## Start

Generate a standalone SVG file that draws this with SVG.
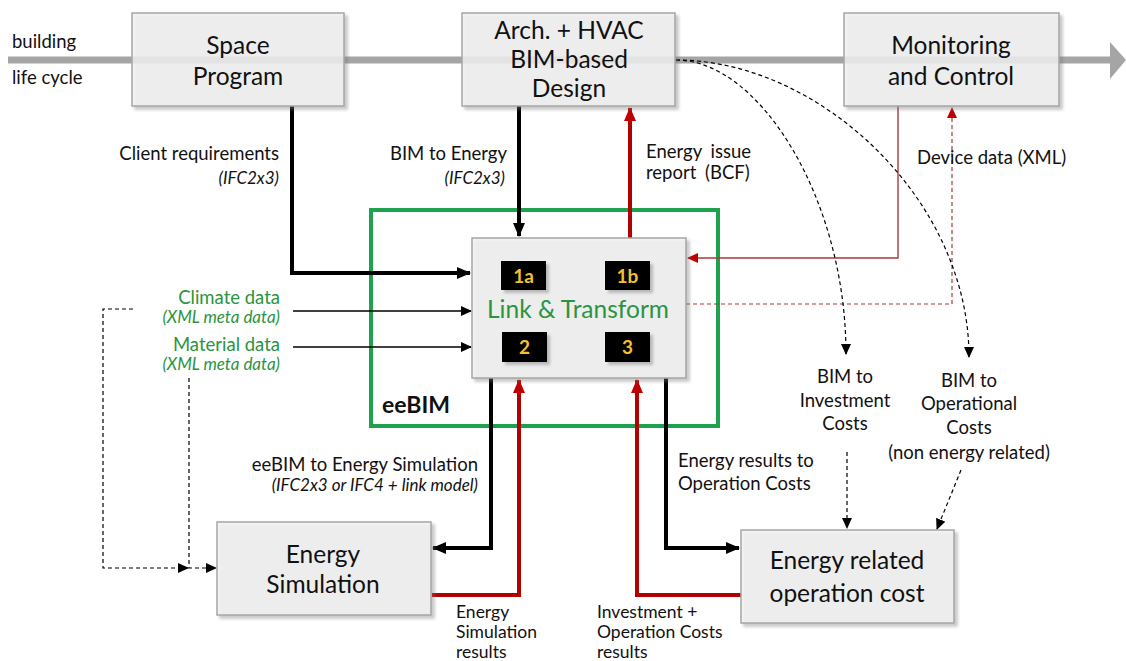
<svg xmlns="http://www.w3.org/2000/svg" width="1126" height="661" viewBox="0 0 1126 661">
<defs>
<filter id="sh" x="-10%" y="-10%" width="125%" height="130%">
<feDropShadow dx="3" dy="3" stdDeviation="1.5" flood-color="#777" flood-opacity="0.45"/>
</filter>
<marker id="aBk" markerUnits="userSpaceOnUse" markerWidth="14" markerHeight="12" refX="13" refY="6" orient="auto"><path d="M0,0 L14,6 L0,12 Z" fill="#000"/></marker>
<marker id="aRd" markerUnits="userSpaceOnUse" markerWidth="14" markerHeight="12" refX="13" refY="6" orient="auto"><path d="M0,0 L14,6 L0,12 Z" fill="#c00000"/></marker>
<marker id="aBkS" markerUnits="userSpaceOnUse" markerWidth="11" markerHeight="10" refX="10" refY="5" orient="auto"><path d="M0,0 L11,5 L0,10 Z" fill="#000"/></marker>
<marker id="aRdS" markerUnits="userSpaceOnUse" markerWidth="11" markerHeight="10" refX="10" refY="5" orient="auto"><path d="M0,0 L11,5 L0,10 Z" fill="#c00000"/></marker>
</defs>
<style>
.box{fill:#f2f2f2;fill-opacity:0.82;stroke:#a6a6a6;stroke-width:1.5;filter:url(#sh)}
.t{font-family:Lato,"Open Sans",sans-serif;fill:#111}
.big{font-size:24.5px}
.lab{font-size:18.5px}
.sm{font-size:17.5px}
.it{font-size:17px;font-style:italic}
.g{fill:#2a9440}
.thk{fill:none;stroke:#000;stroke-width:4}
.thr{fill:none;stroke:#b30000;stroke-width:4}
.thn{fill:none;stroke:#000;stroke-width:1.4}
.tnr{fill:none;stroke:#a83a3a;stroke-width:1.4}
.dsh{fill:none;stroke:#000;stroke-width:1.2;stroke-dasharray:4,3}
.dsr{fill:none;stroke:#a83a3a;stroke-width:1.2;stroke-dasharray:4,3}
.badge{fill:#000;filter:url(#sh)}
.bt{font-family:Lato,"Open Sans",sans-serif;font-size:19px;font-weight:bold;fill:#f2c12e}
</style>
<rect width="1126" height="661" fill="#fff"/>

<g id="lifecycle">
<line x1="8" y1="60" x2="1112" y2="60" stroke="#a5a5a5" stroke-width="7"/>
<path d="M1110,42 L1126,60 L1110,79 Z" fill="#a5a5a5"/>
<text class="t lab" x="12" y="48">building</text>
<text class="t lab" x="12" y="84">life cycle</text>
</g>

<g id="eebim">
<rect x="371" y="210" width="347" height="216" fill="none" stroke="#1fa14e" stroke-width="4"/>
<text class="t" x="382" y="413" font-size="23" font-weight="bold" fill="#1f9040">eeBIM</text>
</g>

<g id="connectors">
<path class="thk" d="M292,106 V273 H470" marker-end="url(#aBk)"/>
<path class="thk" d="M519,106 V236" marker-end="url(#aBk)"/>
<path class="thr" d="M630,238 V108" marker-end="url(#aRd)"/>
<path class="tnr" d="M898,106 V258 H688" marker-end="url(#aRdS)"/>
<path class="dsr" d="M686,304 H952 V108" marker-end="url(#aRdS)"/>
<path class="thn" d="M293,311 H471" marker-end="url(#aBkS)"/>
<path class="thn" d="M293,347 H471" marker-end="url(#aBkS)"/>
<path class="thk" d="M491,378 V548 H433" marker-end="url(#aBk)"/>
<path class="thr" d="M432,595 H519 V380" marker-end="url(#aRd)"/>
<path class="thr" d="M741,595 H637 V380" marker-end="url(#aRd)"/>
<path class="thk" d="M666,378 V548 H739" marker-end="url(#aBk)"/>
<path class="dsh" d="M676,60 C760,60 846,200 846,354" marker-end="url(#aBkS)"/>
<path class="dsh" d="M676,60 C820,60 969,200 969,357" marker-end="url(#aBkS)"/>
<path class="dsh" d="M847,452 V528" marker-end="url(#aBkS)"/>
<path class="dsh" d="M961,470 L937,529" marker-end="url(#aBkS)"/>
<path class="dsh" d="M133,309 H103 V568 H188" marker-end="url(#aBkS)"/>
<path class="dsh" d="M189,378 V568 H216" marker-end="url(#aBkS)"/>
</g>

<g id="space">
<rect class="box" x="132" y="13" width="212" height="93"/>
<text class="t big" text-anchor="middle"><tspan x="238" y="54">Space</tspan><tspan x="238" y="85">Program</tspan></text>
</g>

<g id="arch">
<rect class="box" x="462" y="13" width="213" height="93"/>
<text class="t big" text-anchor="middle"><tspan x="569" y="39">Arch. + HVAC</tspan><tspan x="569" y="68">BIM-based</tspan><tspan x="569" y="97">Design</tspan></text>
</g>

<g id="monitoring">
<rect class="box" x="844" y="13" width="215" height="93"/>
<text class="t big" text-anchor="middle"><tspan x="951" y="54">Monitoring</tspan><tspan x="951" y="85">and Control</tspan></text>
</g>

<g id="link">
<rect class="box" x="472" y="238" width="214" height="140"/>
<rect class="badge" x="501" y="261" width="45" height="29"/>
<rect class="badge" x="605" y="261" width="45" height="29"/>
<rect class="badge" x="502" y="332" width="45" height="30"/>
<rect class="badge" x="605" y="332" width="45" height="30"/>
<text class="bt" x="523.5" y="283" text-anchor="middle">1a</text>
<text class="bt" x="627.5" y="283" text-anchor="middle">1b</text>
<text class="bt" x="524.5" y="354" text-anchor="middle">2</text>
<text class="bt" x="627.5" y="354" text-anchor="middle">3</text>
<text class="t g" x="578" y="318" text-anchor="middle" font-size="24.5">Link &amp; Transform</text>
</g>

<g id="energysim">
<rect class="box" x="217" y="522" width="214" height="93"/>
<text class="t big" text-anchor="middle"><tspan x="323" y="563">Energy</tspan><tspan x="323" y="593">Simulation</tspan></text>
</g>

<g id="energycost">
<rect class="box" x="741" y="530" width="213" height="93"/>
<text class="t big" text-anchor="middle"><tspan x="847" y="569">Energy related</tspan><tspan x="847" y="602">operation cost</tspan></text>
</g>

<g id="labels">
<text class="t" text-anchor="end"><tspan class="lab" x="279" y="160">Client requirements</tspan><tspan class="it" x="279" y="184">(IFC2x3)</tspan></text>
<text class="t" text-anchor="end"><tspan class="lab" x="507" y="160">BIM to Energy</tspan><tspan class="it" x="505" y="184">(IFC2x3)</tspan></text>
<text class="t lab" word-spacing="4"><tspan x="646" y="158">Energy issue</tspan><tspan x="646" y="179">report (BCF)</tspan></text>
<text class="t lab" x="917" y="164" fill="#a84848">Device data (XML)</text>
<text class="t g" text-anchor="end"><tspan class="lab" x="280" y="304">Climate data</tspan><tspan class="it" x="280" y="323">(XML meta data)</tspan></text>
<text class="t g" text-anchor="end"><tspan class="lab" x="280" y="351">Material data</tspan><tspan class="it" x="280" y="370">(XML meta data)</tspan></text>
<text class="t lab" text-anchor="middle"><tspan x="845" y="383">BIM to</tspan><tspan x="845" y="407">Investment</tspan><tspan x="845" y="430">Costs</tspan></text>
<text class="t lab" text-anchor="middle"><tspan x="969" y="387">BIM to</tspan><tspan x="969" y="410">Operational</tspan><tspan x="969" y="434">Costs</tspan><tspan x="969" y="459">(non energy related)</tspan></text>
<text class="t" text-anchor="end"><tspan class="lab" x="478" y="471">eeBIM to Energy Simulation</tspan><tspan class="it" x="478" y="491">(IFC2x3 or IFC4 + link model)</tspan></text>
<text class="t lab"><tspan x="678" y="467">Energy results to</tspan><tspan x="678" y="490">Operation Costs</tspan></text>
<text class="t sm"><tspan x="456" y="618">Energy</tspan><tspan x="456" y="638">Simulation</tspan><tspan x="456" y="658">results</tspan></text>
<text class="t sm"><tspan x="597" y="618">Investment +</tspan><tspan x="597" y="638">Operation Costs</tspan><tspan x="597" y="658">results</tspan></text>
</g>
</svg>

## End
## Start

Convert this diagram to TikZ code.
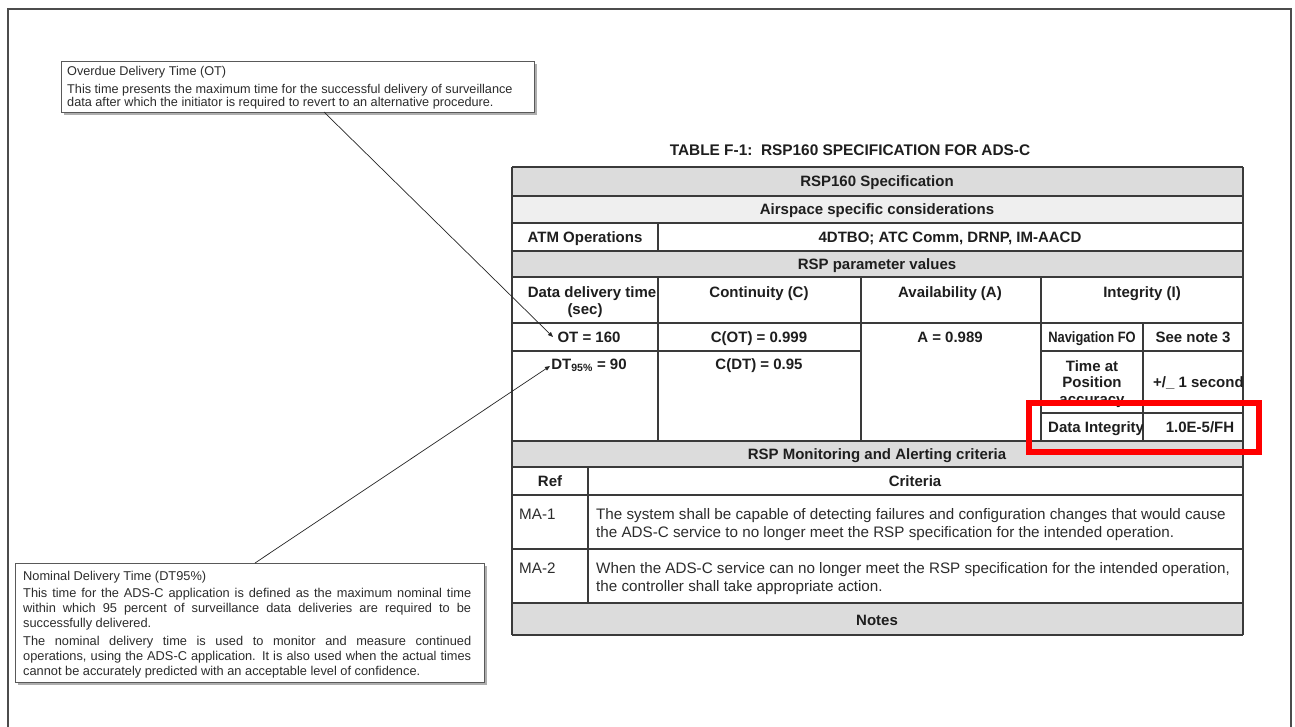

## End

*WHAT IS NEEDED*
Give a single number: the count of lines above that include the word "this".

*FULL OUTPUT*
2